**DATA SEGMENT**.

========

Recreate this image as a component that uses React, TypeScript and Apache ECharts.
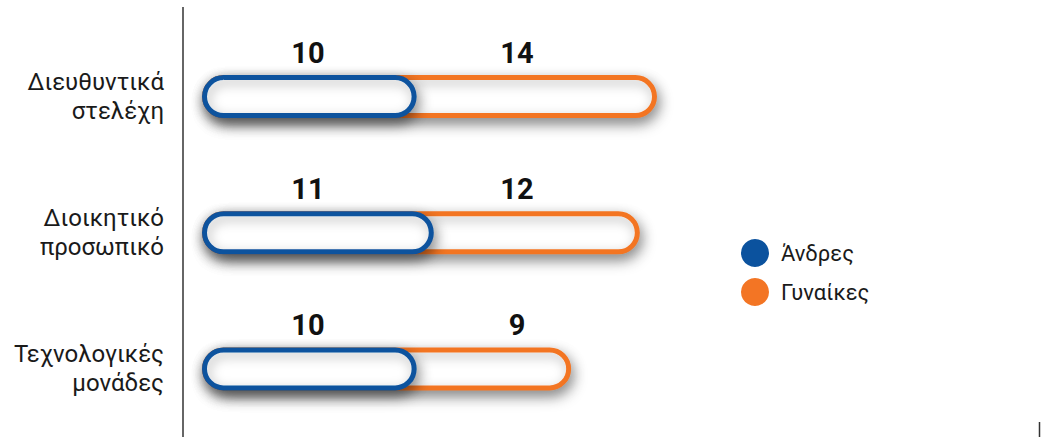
import React, { useEffect, useRef } from "react";
import * as echarts from "echarts";

const CATEGORIES = ["Διευθυντικά\nστελέχη", "Διοικητικό\nπροσωπικό", "Τεχνολογικές\nμονάδες"];
const SERIES_NAMES = ["Άνδρες", "Γυναίκες"];
const MEN = [10, 11, 10];
const WOMEN = [14, 12, 9];

const BLUE = "#0B529E";
const ORANGE = "#F37524";
const XMIN = -2.5;
const XMAX = 30;
const BAR_H = 43;
const SW = 5;
const LABEL_X = [308, 517];

function makeRender(color: string, labelX: number) {
  return (params: any, api: any) => {
    const cat = api.value(0);
    const v = api.value(1);
    const label = api.value(2);
    const start = api.coord([XMIN, cat]);
    const end = api.coord([v, cat]);
    const x0 = start[0] + SW / 2;
    const x1 = end[0] - SW / 2;
    const y = start[1] - BAR_H / 2 + SW / 2;
    const h = BAR_H - SW;
    const shape = { x: x0, y, width: x1 - x0, height: h, r: h / 2 };
    return {
      type: "group",
      children: [
        {
          type: "rect",
          shape,
          style: {
            fill: "#ffffff",
            shadowBlur: 16,
            shadowColor: "rgba(0,0,0,0.45)",
            shadowOffsetX: 3,
            shadowOffsetY: 7,
          },
        },
        {
          type: "rect",
          shape,
          style: {
            fill: "none",
            stroke: color,
            lineWidth: SW,
            shadowBlur: 12,
            shadowColor: "rgba(0,0,0,0.3)",
            shadowOffsetX: 2,
            shadowOffsetY: 4,
          },
        },
        {
          type: "text",
          x: labelX,
          y: start[1] - 44,
          style: {
            text: String(label),
            fontSize: 29,
            fontWeight: "bold",
            fontFamily: "Roboto",
            fill: "#111111",
            align: "center",
            verticalAlign: "middle",
          },
        },
      ],
    };
  };
}

export default function App() {
  const ref = useRef<HTMLDivElement>(null);
  useEffect(() => {
    if (!ref.current) return;
    const chart = echarts.init(ref.current, null, { renderer: "svg" });
    const menData = MEN.map((m, i) => [i, m, m]);
    const womenData = WOMEN.map((w, i) => [i, MEN[i] + w, w]);
    chart.setOption({
      animation: false,
      backgroundColor: "#ffffff",
      grid: { left: 202, right: 288, top: 28.5, height: 411 },
      xAxis: { type: "value", min: XMIN, max: XMAX, show: false },
      yAxis: {
        type: "category",
        data: CATEGORIES,
        inverse: true,
        axisLine: { show: false },
        axisTick: { show: false },
        splitLine: { show: false },
        axisLabel: {
          margin: 38,
          fontSize: 24,
          lineHeight: 29,
          color: "#1a1a1a",
          fontFamily: "Roboto",
          align: "right",
        },
      },
      legend: {
        orient: "vertical",
        left: 736,
        top: 234,
        itemWidth: 28,
        itemHeight: 28,
        itemGap: 11,
        icon: "circle",
        data: [
          { name: SERIES_NAMES[0], itemStyle: { color: BLUE } },
          { name: SERIES_NAMES[1], itemStyle: { color: ORANGE } },
        ],
        textStyle: {
          fontSize: 22,
          color: "#1a1a1a",
          fontFamily: "Roboto",
          padding: [0, 0, 0, 7],
        },
        selectedMode: false,
      },
      graphic: [
        {
          type: "line",
          shape: { x1: 183, y1: 7, x2: 183, y2: 437 },
          style: { stroke: "#333333", lineWidth: 1.5 },
        },
        {
          type: "line",
          shape: { x1: 1039.5, y1: 422, x2: 1039.5, y2: 437 },
          style: { stroke: "#333333", lineWidth: 1.5 },
        },
      ],
      series: [
        {
          type: "custom",
          name: SERIES_NAMES[1],
          coordinateSystem: "cartesian2d",
          itemStyle: { color: ORANGE },
          encode: { x: 1, y: 0 },
          data: womenData,
          renderItem: makeRender(ORANGE, LABEL_X[1]),
          z: 2,
        },
        {
          type: "custom",
          name: SERIES_NAMES[0],
          coordinateSystem: "cartesian2d",
          itemStyle: { color: BLUE },
          encode: { x: 1, y: 0 },
          data: menData,
          renderItem: makeRender(BLUE, LABEL_X[0]),
          z: 3,
        },
      ],
    });
    return () => chart.dispose();
  }, []);
  return (
    <div
      ref={ref}
      style={{ position: "fixed", left: 0, top: 0, width: 1048, height: 437 }}
    />
  );
}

========

**DIRECTIONS FOR THIS TASK**.
Print, exactly as written, the lines above from the first one to the one containing "const LABEL_X = [308, 517];". Leave out pictures.

**FINISHED EXERCISE**.
Recreate this image as a component that uses React, TypeScript and Apache ECharts.
import React, { useEffect, useRef } from "react";
import * as echarts from "echarts";

const CATEGORIES = ["Διευθυντικά\nστελέχη", "Διοικητικό\nπροσωπικό", "Τεχνολογικές\nμονάδες"];
const SERIES_NAMES = ["Άνδρες", "Γυναίκες"];
const MEN = [10, 11, 10];
const WOMEN = [14, 12, 9];

const BLUE = "#0B529E";
const ORANGE = "#F37524";
const XMIN = -2.5;
const XMAX = 30;
const BAR_H = 43;
const SW = 5;
const LABEL_X = [308, 517];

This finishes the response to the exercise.